The constitutional right to assemble and freedom of expression lie at the foundation of democratic society. Hannah Arendt described freedom as the capacity to begin anew and to act in ways that bring new possibilities into the world. Citizens engage in this creative act whenever they speak against injustice or join together in collective protest. Any state that responds to such actions with violence rejects this democratic potential. The freedom Arendt emphasised becomes meaningless when those who speak must weigh the possibility of death. A state cannot claim democratic credentials when its first instinct toward protest is to silence rather than listen. State violence against protesters continues to weaken public trust in institutions that should represent and protect citizens.
Achille Mbembe offers a profound framework for understanding this descent through his concept of necropolitics, “the politics of death”. Mbembe argues that certain states organise power around the capacity to dictate who may live and who must die. This involves more than physical killing. It includes exposing specific groups to conditions where life becomes precarious and unsustainable. The women in Lamorde encountered this logic in its starkest form. They protested peacefully and were met with lethal force. Their deaths were not accidents. They were outcomes produced by a political order that continues to rely on violence as a method of governance. Mbembe’s argument deepens our understanding of the tragedy. He notes that modern states often treat marginalised communities as expendable. These communities exist in what he calls “death worlds”, zones where the state’s commitment to life becomes selective. The women of Lamorde lived in a region marked by communal conflict and insecurity. Instead of receiving robust protection, they encountered a state apparatus that met their vulnerability with indifference and force. Their deaths reflect a system where the distribution of security and dignity is unequal. Some lives receive the full protection of the state. Others are left exposed. The logic that allows soldiers to fire on peaceful women grows from this system of selective value.
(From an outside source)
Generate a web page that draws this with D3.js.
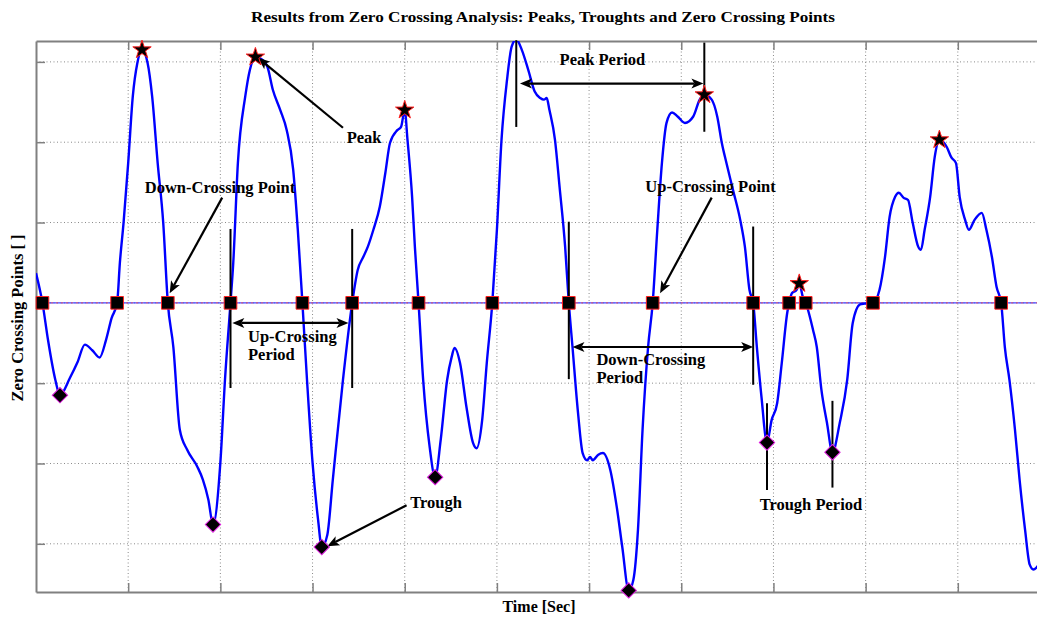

Wole Soyinka’s prison memoir, The Man Died, returns with sharp relevance. Soyinka warned that the death of the man begins with the suppression of truth. When the state silences voices through violence and intimidation, the moral fabric of society frays. A nation cannot flourish where fear outweighs freedom. The tragedy in Adamawa mirrors the environment that informed Soyinka’s reflections. The violence that confronted peaceful women in Lamorde follows the familiar path of repression that earlier generations knew. The uniforms have changed. The rhetoric has softened. The instruments of violence remain in place. The human cost of the killings extends beyond the headlines. Families must bury loved ones whose only act was to speak. Communities must learn to live with the absence of women who represented courage, solidarity and resilience. Their protest demanded that the government protect life. Their deaths reveal a painful truth about the fragility of that protection. Our country cannot claim progress when women die for exercising rights enshrined in the Constitution. A true constitutional order grows from respect for rights and from the consistent application of justice. Guns turned against peaceful protesters reflect disorder, not strength. The military’s role in national defence remains critical. This role does not extend to policing peaceful protests. Democracies rely on trained civil police, transparent rules of engagement and accountable oversight. When soldiers replace these mechanisms, boundaries collapse and abuses flourish. The tragedy in Lamorde represents not only a violation of rights but also a distortion of our constitutional purpose.
Amnesty International’s demand for a transparent and independent investigation is not merely an institutional reflex; it is a constitutional imperative grounded in the state’s duty to protect life and secure accountability for its violation. The right to life in Section 33 of the Constitution is not couched in an aspirational language, it is a binding command on the state to refrain from unlawfully taking life while ineluctably establishing the culture in which state agents kill with impunity. When democracy loses the capacity to account for the blood spilled by its own security forces, it concedes moral authority. A credible investigation is therefore more than a procedural step; it is a test of whether Nigeria still aspires to constitutional government or has quietly surrendered to the normalisation of state-organised deaths. Accountability, in this sense, is not punishment alone; it is the architecture through which democratic legitimacy is renewed. Without accountability, institutions turn into self-serving bureaucracies insulated from oversight and indifferent to the citizens they exist to protect. The killing of unarmed women during a peaceful protest reveals, once again, how the distance between citizens and the state has widened into a chasm of fear. An unaccountable military becomes a killing machine rather than a constitutional instrument. Its failures, if unexamined, become dangerous precedents. Its abuses, if unpunished, become a doctrine. A democracy that tolerates this drift quietly teaches its security agencies that the Constitution ends where gun-a-blazing begins.
This is why constitutional language must be understood not as an ornamental text but as a living discipline imposed on power. The guarantees of freedom of assembly, dignity, and expression are not decorative provisions; they are structural safeguards meant to restrain the arbitrary force of the state. When peaceful women are shot for gathering, the Constitution is not merely violated, it is humiliated. It becomes evident that constitutional promises are not self-executing; they require institutions willing to enforce them, leaders willing to be bound by them, and citizens determined to insist that they matter. A state cannot claim fidelity to constitutional order while presiding over a security culture that treats public protest as a threat to be neutralised rather than a right to be protected.
The photograph of Mary Talmon thus becomes more than evidence of a crime; it is a moral and constitutional summon. It calls our country to confront the dissonance between the lofty ideals inscribed in itsconstitution and the lived experiences of its citizens. Her death, and the deaths of the women who stood beside her, forces a reckoning with what kind of country we desire Nigeria to become: one in which power is constrained by law and accountable to the people, or one in which violence by the state becomes a silent article of governance. Their memory demands truth; their courage insists on justice; their sacrifice challenges Nigeria to choose a future in which human life, dignity, and freedom are not theoretical aspirations but practiced commitments. Only then can the cycle of violence be broken, and only then can democracy claim to be worthy of its name.
May the blood of the women of Lamorde haunt the killers. Amen.